I don't want to vote!  Trump or Clinton
I choose none of them!
Literally.
I don't want to vote even on the State basis of a representative, senator, governor, and an attorney general anymore. 
They all squabble like spoiled children to the point I don't even know what their platforms are cuz there's so much finger pointing, nobody actually says what they'll do for me and my state. 
They pick one 'major' flaw in their opponent and flag it all over the media and commercials and it repeats over and over.  It's annoying.  Just let it go!  They're so busy pointing out each others flaws that no one happens to mention what they are trying to do to better the world/state here!
Trump is suddenly mad at SNL's portrayal of him and thinks they are rigging the election. (SNL has been protraying Trump for a very long time on the show btw) I think SNL is surprisingly quite accurate on the spoofs they do of the debates with him and Clinton.  Usually you have to kinda make up silly and outrageous things to do and say in order to do a spoof, but in this case the actors just have to repeat what the candidates are really doing and saying.  It's kind of a cheat for the actors, if you ask me. 
I think it's a bit sad when you get angry at...well, yourself. There's something wrong when you are mad at basically, watching your own actions, words, and behaviors on TV.  Well, a little bit of foresight I'm thinking SNL is gonna get shut down if Trump becomes President, add that along with the wall to be built at the Mexican border to the list of ridiculousness.... 
Last week was a huge fuss over Trump caught on video saying disrespectful and vuglar things about women back in 2005 with Billy Bush. A whole bunch of people backed out on Trump b/c of it.  This was back in 2005 ppl.  Not much has changed about the man.  I see nothing new in this news.  Sadly, nothing surprises me about this news cept for Trump defending himself by calling it "Locker room talk".  Yes, I said "defending" himself, it was more of a confession.  What gym does he go to? 

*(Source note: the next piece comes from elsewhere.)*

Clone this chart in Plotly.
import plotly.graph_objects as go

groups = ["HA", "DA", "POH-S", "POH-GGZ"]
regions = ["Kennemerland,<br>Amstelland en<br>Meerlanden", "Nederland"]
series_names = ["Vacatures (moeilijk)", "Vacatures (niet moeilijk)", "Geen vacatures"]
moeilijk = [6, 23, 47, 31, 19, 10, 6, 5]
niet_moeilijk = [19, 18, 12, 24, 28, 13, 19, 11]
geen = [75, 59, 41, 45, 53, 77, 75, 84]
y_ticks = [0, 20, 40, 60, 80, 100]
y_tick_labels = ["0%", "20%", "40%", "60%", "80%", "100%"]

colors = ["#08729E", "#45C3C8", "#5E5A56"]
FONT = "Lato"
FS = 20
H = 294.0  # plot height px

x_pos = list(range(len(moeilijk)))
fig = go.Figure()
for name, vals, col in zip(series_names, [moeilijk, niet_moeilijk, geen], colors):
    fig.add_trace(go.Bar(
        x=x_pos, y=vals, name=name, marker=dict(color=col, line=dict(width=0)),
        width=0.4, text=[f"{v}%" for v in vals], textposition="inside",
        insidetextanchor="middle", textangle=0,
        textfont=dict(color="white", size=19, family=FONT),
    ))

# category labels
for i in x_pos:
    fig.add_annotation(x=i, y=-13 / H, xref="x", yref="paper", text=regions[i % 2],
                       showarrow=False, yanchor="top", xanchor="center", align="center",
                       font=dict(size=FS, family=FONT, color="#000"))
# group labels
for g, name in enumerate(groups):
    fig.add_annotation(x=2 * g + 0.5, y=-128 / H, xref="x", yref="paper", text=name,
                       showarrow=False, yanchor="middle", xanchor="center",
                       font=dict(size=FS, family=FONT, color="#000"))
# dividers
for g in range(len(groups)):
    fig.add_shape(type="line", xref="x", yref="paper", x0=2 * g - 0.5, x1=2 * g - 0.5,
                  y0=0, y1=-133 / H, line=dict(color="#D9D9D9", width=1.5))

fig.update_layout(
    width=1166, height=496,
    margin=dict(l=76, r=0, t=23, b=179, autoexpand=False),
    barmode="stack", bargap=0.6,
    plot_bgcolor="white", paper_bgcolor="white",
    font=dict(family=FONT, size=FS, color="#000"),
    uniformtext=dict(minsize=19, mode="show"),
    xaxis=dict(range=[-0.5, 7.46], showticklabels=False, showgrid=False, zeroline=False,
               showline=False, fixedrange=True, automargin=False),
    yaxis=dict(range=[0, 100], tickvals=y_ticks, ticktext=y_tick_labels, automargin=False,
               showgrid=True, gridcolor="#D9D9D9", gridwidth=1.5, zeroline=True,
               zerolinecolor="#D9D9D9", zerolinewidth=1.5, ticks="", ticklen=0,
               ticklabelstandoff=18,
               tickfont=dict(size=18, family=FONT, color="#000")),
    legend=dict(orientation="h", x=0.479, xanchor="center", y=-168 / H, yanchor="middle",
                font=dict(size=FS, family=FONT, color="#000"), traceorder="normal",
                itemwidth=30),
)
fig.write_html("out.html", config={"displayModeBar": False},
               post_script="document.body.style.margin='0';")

The sad part to me is the reason they don't back Trump anymore is because he said "lewd, disrespectful and vuglar things", as if this is new? I don't know if you've noticed, but he hasn't exactly said anything respectful/nice his entire campaign and now suddenly it's a surprise that he speaks that way?  Maybe, just maybe that's the kinda guy he really is?  Just noticing this now?  I mean I'm glad they got the memo that this guy is prolly more trouble than he's worth before actual voting day, but geez... 
 
In other news, I got tickets to see Thriller AND I got a date for it too with Sai...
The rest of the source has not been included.